I must admit though that the style and subject of what I consider to be prayer was severely contaminated during my time at RSE. What was once spontaneously generated for the benefit of others, was transformed at RSE to be mostly centered around self cherishing. RSE never did promote attaining 'enlightenment' for any purpose other than for self interests, and I found that bothersome throughout the time I was involved with it. I don't recall it ever being discussed at RSE just one was supposed to do with their ultimate destiny of full enlightenment once they attained it.
Even so, during the time that I was dedicated to Ramtha and following RSE doctrine, I held the view that all that I was engaged in (even when it was uncomfortable on a spiritual/emotional level) was ultimately purposeful; because I reasoned that in the end, I would be of greater service to others through attaining greater understanding and knowledge.
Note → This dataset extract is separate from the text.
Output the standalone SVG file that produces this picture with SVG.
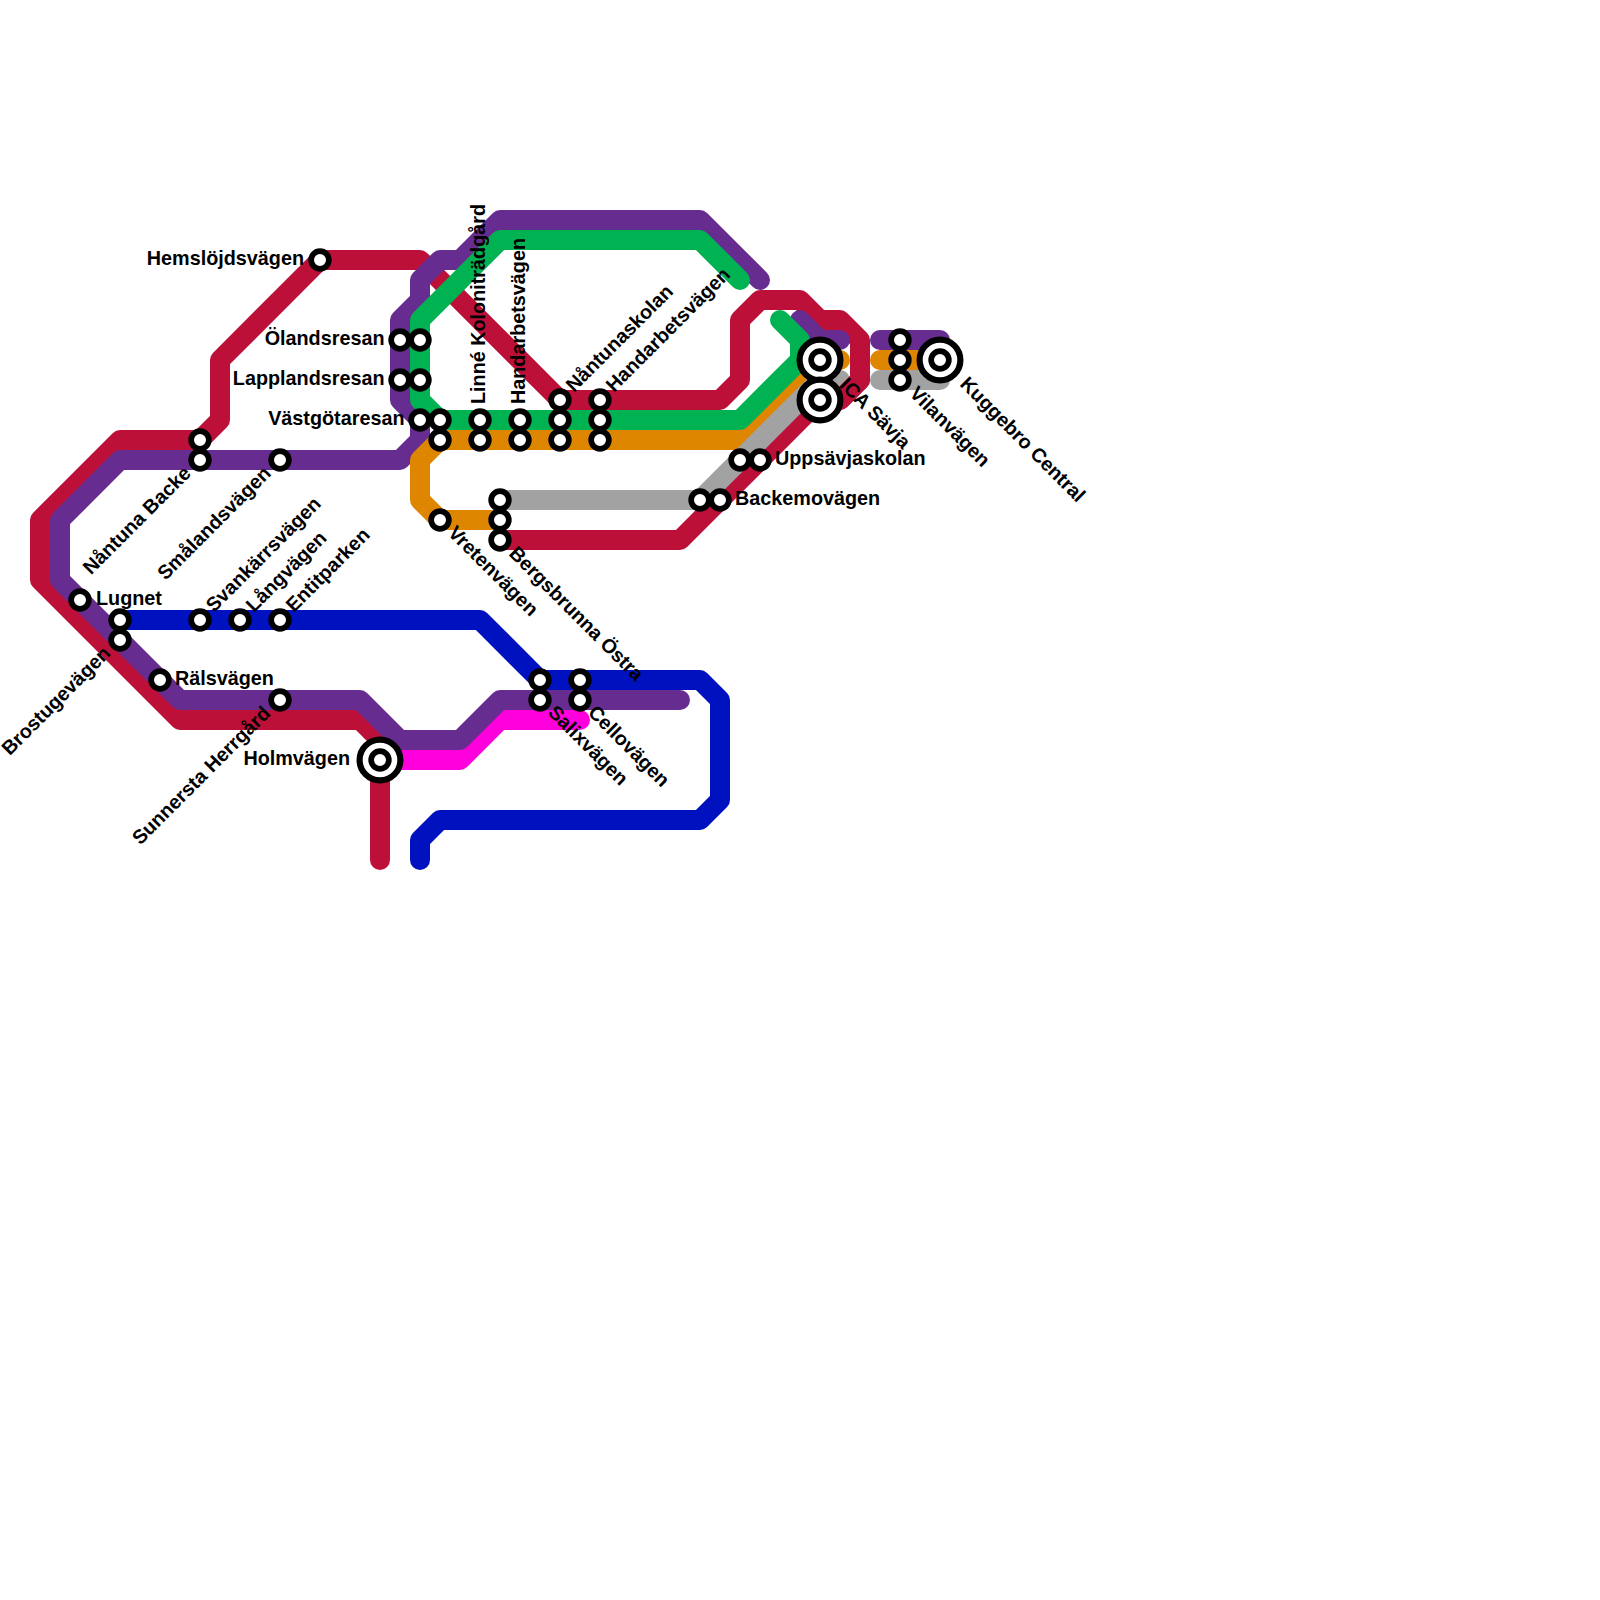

Perhaps that has come to pass in an unexpected way?
When the realization came that the RSE experience was a distraction from what I believe to be a purposeful life, the resumption of more meaningful prayer reinforced and allowed me to remember something. It was the loving compassion that was, and sometimes still is obscured by delusion. I was still going to events after the realization came but it was meaningful prayer that not only gave me the courage to leave, but perhaps more importantly, prompted me to do so.
I do not 'ask' for anything from 'a higher power' through prayer, but rather generate and hold a thought that is in alignment with a selfless wish for others to be free of suffering (what ever that may be at the time or in the circumstance). I do believe and have faith in the power of such thought; that it does have an influence. So for me, prayer uses the mind in a purposeful way.
I think that the practice of prayer throughout the history of mankind reveals that all people have the common desire to be free of suffering, and/ or also have the desire for others to be free of it. Whether prayer is directed to a god, to a higher power or if it is just a thought that is generated in dependence on relieving a suffering, I think that it effects the one who prays as well as those whom the prayer may be directed toward.
May all beings be free to live a life filled with love and happiness.